Legalizing pot won’t stop gangs
Re: “Prohibition won’t stop teen pot use.”
I read with interest Evan Woods’ letter in the May 8 edition of The Leader and just had to say something.
We hear the same old explanations for legalization all the time – how liquor prohibition didn’t work, how gang violence is increasing, how teens seek the “forbidden fruit” and all these points are true, but there are other things to consider.
Alcohol and tobacco are currently legal and regulated and yet teens do seek them out along with pot. If pot was regulated then the use would continue, but using Woods’ argument about forbidden fruit, you would see a definite increase in the use of other drugs.
Legalizing drugs like meth or ecstasy cannot happen because they are in fact dangerous chemical cocktails and so should remain illegal.
Gangs by the way did not put down their guns and violence when alcohol prohibition ended, did they? Even if all drugs were legal, gangs would still be around making money on gambling scams, extortion, human trafficking, identity theft, etc. They would just ramp up these other things to make up for lost profits in pot sales.
The way things are now, simple possession is ignored unless it is for dealing, and dealers are criminalized. This is how it should be.
Many voices are calling for the legalization of pot. One wonders, are these people on drugs?
Ken Cornelis, Surrey
The myths of ending marijuana prohibition
Re: “Eight mayors echo call for marijuana reform.”
Hallelujah! After four former B.C. attorneys general have joined four former Vancouver mayors endorsing an end to marijuana prohibition, eight sitting B.C. mayors have now “echoed” the clarion call for marijuana reform.
Legalize, regulate and tax pot and presto - gang-related violent crime in our communities and fear among our citizens would disappear.
But wait, that’s not all. The collateral benefit of a “potted” Canada will be of having solved, virtually overnight, Canada’s problem of declining tourism from south of the border and elsewhere.
Just think of the enormous tourism potential of a mass influx of drug-deprived folks descending on the “True North, Strong and Free and Legally Drugged,” pouring untold millions of much-needed dollars into our struggling economy... with many undoubtedly wishing to stay permanently.
Indeed, that’s the kind of “stimulus” (pun intended) that would really help us all get through these hard economic times with a “buzz.”
On a less euphoric note, however, the myths and fallacies of ending marijuana prohibition are many.
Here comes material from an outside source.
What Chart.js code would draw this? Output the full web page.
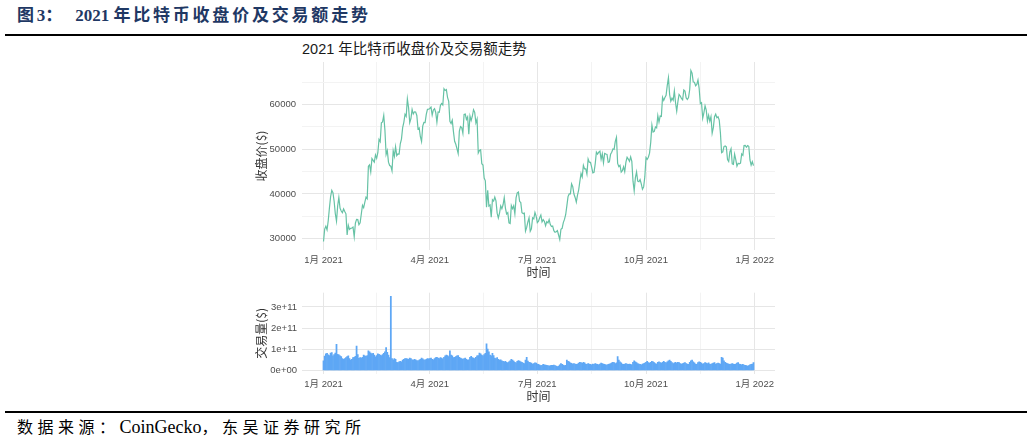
<!DOCTYPE html>
<html>
<head>
<meta charset="utf-8">
<script src="https://cdn.jsdelivr.net/npm/chart.js@4.4.1/dist/chart.umd.min.js"></script>
<style>
body { margin: 0; width: 1032px; height: 443px; background: #fff; position: relative; overflow: hidden; }
#fig-title { position: absolute; left: 17px; top: 7px; font: bold 17px/18px 'Liberation Serif', 'Noto Sans CJK SC', serif; color: #1f3864; white-space: nowrap; }
#fig-title .cjk { letter-spacing: 2.8px; }
#fig-title .gap { margin-right: 10px; }
.rule { position: absolute; left: 5px; width: 1022px; height: 2px; background: #000; }
#chart-title { position: absolute; left: 302px; top: 41px; font: 14.5px/16px 'Liberation Sans', 'Noto Sans CJK SC', sans-serif; color: #1a1a1a; white-space: nowrap; }
#priceChart { position: absolute; left: 240px; top: 40px; }
#volumeChart { position: absolute; left: 240px; top: 282px; }
#source { position: absolute; left: 17px; top: 418px; font: 18px/18px 'Liberation Serif', 'Noto Sans CJK SC', serif; color: #000; white-space: nowrap; }
#source .cjk { font-size: 16px; letter-spacing: 4.5px; }
</style>
</head>
<body>
<div id="fig-title"><span class="cjk">图</span>3<span class="cjk gap">：</span>2021&nbsp;<span class="cjk">年比特币收盘价及交易额走势</span></div>
<div class="rule" style="top:34px"></div>
<div id="chart-title">2021 年比特币收盘价及交易额走势</div>
<canvas id="priceChart" width="550" height="240"></canvas>
<canvas id="volumeChart" width="550" height="122"></canvas>
<div class="rule" style="top:411px"></div>
<div id="source"><span class="cjk">数据来源：</span>CoinGecko<span class="cjk">，东吴证券研究所</span></div>

<script>
// daily close, 2021-01-01 .. 2021-12-31 (USD)
const closePrice = [
  29374, 32127, 32782, 31971, 33992, 36824, 39371, 40797, 40254, 38356, 35566, 33922, 37316, 39187, 36825, 36178,
  35792, 36630, 36069, 35547, 30825, 33005, 32067, 32289, 32366, 32569, 30432, 33466, 34316, 34269, 33114,
  33538, 35510, 37472, 36926, 38144, 39266, 38903, 46196, 46481, 44918, 47909, 47504, 47105, 48717, 47945, 49199,
  52149, 51679, 55888, 56099, 57539, 54207, 48824, 49705, 47093, 46339, 46188, 45137,
  49631, 48378, 50538, 48561, 48927, 48912, 51206, 52246, 54824, 56008, 57805, 57332, 61243, 59302, 55907, 56804,
  58870, 57858, 58346, 58313, 57523, 54529, 54738, 52774, 51704, 55137, 55974, 55947, 57750, 58917, 58918,
  59095, 59384, 57603, 58758, 59057, 58192, 56048, 58323, 58245, 59793, 60204, 59893, 63503, 63109, 63314, 61572,
  60683, 56216, 55724, 56473, 53906, 51762, 51093, 50050, 49004, 54021, 55033, 54824, 53555, 57750,
  57828, 56631, 57200, 53333, 57424, 56396, 57356, 58803, 58232, 55859, 56704, 49150, 49716, 49880, 46760, 46456,
  43537, 42909, 37002, 40782, 37304, 37536, 34770, 38705, 38402, 39294, 38436, 35698, 34616, 35678, 37332,
  36684, 37575, 39188, 36825, 35520, 35797, 33552, 33403, 37389, 36702, 37334, 35553, 39097, 40219, 40406, 38347,
  38053, 35787, 35615, 35698, 31676, 32505, 33723, 34663, 31637, 32186, 34649, 34434, 35867, 35040,
  33572, 33897, 34668, 35287, 33746, 34235, 33855, 32877, 33798, 33520, 34240, 33155, 32702, 32822, 31780, 31421,
  31533, 31796, 30817, 29807, 32110, 32313, 33581, 34292, 35350, 37337, 39406, 39995, 40008, 42235, 41626,
  39974, 39201, 38152, 39747, 40869, 42816, 44555, 43798, 46365, 45585, 45593, 44428, 47793, 47096, 47047, 46004,
  44695, 44801, 46717, 49339, 48905, 49321, 49546, 47706, 48960, 46942, 49058, 48902, 48830, 47054, 47166,
  48847, 49327, 50025, 49944, 51753, 52633, 46811, 46091, 46391, 44883, 45201, 46063, 44963, 47093, 48176, 47783,
  47268, 48278, 47260, 42843, 40693, 43574, 44896, 42839, 42716, 43208, 42235, 41034, 41564, 43790,
  48116, 47711, 48199, 49112, 51514, 55361, 53805, 53967, 54968, 54771, 57484, 56041, 57401, 57321, 61593, 60892,
  61553, 62026, 64261, 65992, 62210, 60692, 61393, 60930, 63039, 60363, 58482, 60622, 62227, 61888, 61318,
  61004, 63226, 62970, 61452, 61125, 61527, 63326, 67566, 66971, 64995, 64949, 64155, 64469, 65466, 63557, 60161,
  60368, 56942, 58119, 59697, 58730, 56289, 57569, 56280, 57274, 53569, 54815, 57248, 57806, 57005,
  57229, 56477, 53598, 49200, 49368, 50582, 50700, 50504, 47672, 47243, 49362, 50098, 46737, 46612, 48896, 47665,
  46202, 46848, 46707, 46880, 48936, 48628, 50784, 50822, 50429, 50809, 50640, 47588, 46444, 47178, 46306
];

// daily volume, billions of USD
const volumeBillion = [
  45, 67, 78, 80, 73, 70, 81, 84, 68, 75, 82, 123, 76, 73, 69, 65, 55, 52, 55, 60, 65, 68, 55, 48, 52, 60, 62, 66, 115, 75, 57,
  60, 58, 62, 72, 68, 66, 70, 92, 88, 82, 78, 80, 72, 64, 70, 78, 76, 72, 70, 75, 80, 88, 108, 85, 72, 60, 350, 55,
  50, 55, 52, 38, 36, 40, 42, 40, 48, 52, 55, 56, 54, 52, 58, 55, 50, 48, 52, 50, 46, 45, 48, 52, 58, 54, 50, 48, 52, 55, 54,
  55, 58, 52, 50, 56, 60, 62, 58, 55, 60, 58, 54, 62, 68, 72, 70, 65, 92, 72, 68, 60, 62, 65, 68, 70, 62, 58, 55, 52, 55,
  58, 52, 48, 50, 62, 66, 60, 58, 55, 62, 68, 70, 82, 78, 72, 68, 75, 80, 125, 100, 88, 72, 68, 80, 70, 58, 55, 60, 52, 48, 50,
  45, 42, 40, 43, 38, 35, 40, 45, 52, 48, 44, 38, 35, 42, 46, 44, 40, 38, 34, 32, 48, 62, 44, 38, 36, 34, 30, 32, 35, 34,
  30, 28, 25, 22, 24, 28, 26, 25, 24, 22, 20, 22, 24, 23, 25, 22, 20, 18, 20, 26, 32, 28, 25, 22, 24, 48, 42, 40, 35, 33, 30,
  32, 30, 28, 30, 34, 38, 36, 33, 38, 35, 30, 28, 32, 30, 28, 26, 30, 28, 32, 30, 28, 26, 30, 34, 32, 30, 28, 26, 25, 28, 30,
  32, 35, 38, 36, 32, 35, 65, 48, 40, 35, 30, 28, 30, 32, 30, 28, 30, 28, 26, 38, 45, 40, 36, 32, 30, 28, 26, 30, 32, 34,
  38, 42, 36, 34, 38, 42, 40, 36, 32, 30, 38, 40, 36, 34, 38, 42, 38, 35, 40, 45, 48, 42, 36, 32, 35, 38, 34, 38, 36, 32, 30,
  32, 34, 36, 32, 30, 28, 38, 45, 48, 40, 35, 30, 28, 36, 40, 38, 34, 30, 32, 36, 34, 32, 35, 30, 28, 32, 34, 36, 30, 32,
  34, 32, 30, 62, 58, 45, 38, 34, 32, 30, 28, 30, 32, 30, 28, 30, 34, 36, 30, 28, 26, 28, 25, 24, 22, 20, 22, 26, 28, 30, 36
];

// x axis: days since 2021-01-01
const xMajorDays = [0, 90, 181, 273, 365];
const xMajorLabels = ['1月 2021', '4月 2021', '7月 2021', '10月 2021', '1月 2022'];
const xMinorDays = [45, 135.5, 227, 319];

const priceMajor = [30000, 40000, 50000, 60000];
const priceMinor = [35000, 45000, 55000, 65000];
const volumeMajor = [0, 1e11, 2e11, 3e11];
const volumeMajorLabels = ['0e+00', '1e+11', '2e+11', '3e+11'];
const volumeMinor = [5e10, 1.5e11, 2.5e11, 3.5e11];

const tickFont = { family: "'Liberation Sans', 'Noto Sans CJK SC', sans-serif", size: 9.5 };
const titleFont = { family: "'Noto Sans CJK SC', sans-serif", size: 12 };

function gridColor(ctx, majors) {
    if (!ctx.tick) return '#ebebeb';
    return majors.includes(ctx.tick.value) ? '#e6e6e6' : '#f3f3f3';
}

function setTicks(list) {
    return axis => { axis.ticks = list.slice().sort((a, b) => a - b).map(v => ({ value: v })); };
}

function timeAxis() {
    return {
        type: 'linear',
        min: -18.2,
        max: 382.2,
        offset: false,
        afterBuildTicks: setTicks([...xMajorDays, ...xMinorDays]),
        afterFit: axis => { axis.height = 30; },
        ticks: {
            autoSkip: false,
            maxRotation: 0,
            padding: 5,
            color: '#4d4d4d',
            font: tickFont,
            callback: v => {
                const i = xMajorDays.indexOf(v);
                return i >= 0 ? xMajorLabels[i] : '';
            }
        },
        grid: { offset: false, drawTicks: false, color: ctx => gridColor(ctx, xMajorDays) },
        border: { display: false },
        title: { display: true, text: '时间', color: '#333', font: titleFont, padding: 0 }
    };
}

const commonPlugins = { legend: { display: false }, tooltip: { enabled: false } };

// price line
new Chart(document.getElementById('priceChart'), {
    type: 'line',
    data: {
        datasets: [{
            data: closePrice.map((p, i) => ({ x: i, y: p })),
            borderColor: '#66c2a5',
            borderWidth: 1.2,
            pointRadius: 0,
            tension: 0,
            fill: false
        }]
    },
    options: {
        responsive: false,
        animation: false,
        devicePixelRatio: 1,
        layout: { padding: { left: 14, top: 22, right: 15, bottom: 0 } },
        plugins: commonPlugins,
        scales: {
            x: timeAxis(),
            y: {
                min: 27464,
                max: 69476,
                afterBuildTicks: setTicks([...priceMajor, ...priceMinor]),
                afterFit: axis => { axis.width = 48; },
                ticks: {
                    padding: 6,
                    color: '#4d4d4d',
                    font: tickFont,
                    callback: v => priceMajor.includes(v) ? String(v) : ''
                },
                grid: { drawTicks: false, color: ctx => gridColor(ctx, priceMajor) },
                border: { display: false },
                title: { display: true, text: '收盘价($)', color: '#333', font: titleFont, padding: 0 }
            }
        }
    }
});

// volume bars
new Chart(document.getElementById('volumeChart'), {
    type: 'bar',
    data: {
        datasets: [{
            data: volumeBillion.map((v, i) => ({ x: i, y: v * 1e9 })),
            backgroundColor: '#5ea7f5',
            borderWidth: 0,
            barThickness: 1.1
        }]
    },
    options: {
        responsive: false,
        animation: false,
        devicePixelRatio: 1,
        layout: { padding: { left: 14, top: 10, right: 15, bottom: 0 } },
        plugins: commonPlugins,
        scales: {
            x: timeAxis(),
            y: {
                min: -1.75e10,
                max: 3.675e11,
                afterBuildTicks: setTicks([...volumeMajor, ...volumeMinor]),
                afterFit: axis => { axis.width = 48; },
                ticks: {
                    padding: 5,
                    color: '#4d4d4d',
                    font: tickFont,
                    callback: v => {
                        const i = volumeMajor.indexOf(v);
                        return i >= 0 ? volumeMajorLabels[i] : '';
                    }
                },
                grid: { drawTicks: false, color: ctx => gridColor(ctx, volumeMajor) },
                border: { display: false },
                title: { display: true, text: '交易量($)', color: '#333', font: titleFont, padding: 0 }
            }
        }
    }
});
</script>
</body>
</html>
Here are just two, as outlined by the Canadian Police Association:
Myth #1: Legalization will drive the crime rate down.
Myth #2 Organized crime would be reduced if drugs were legalized.
While the proponents of marijuana legalization may consider the above mere “police propaganda,” I would nevertheless join Surrey Mayor Dianne Watts in challenging them to provide us with a view of whatever “reality” they are coming from.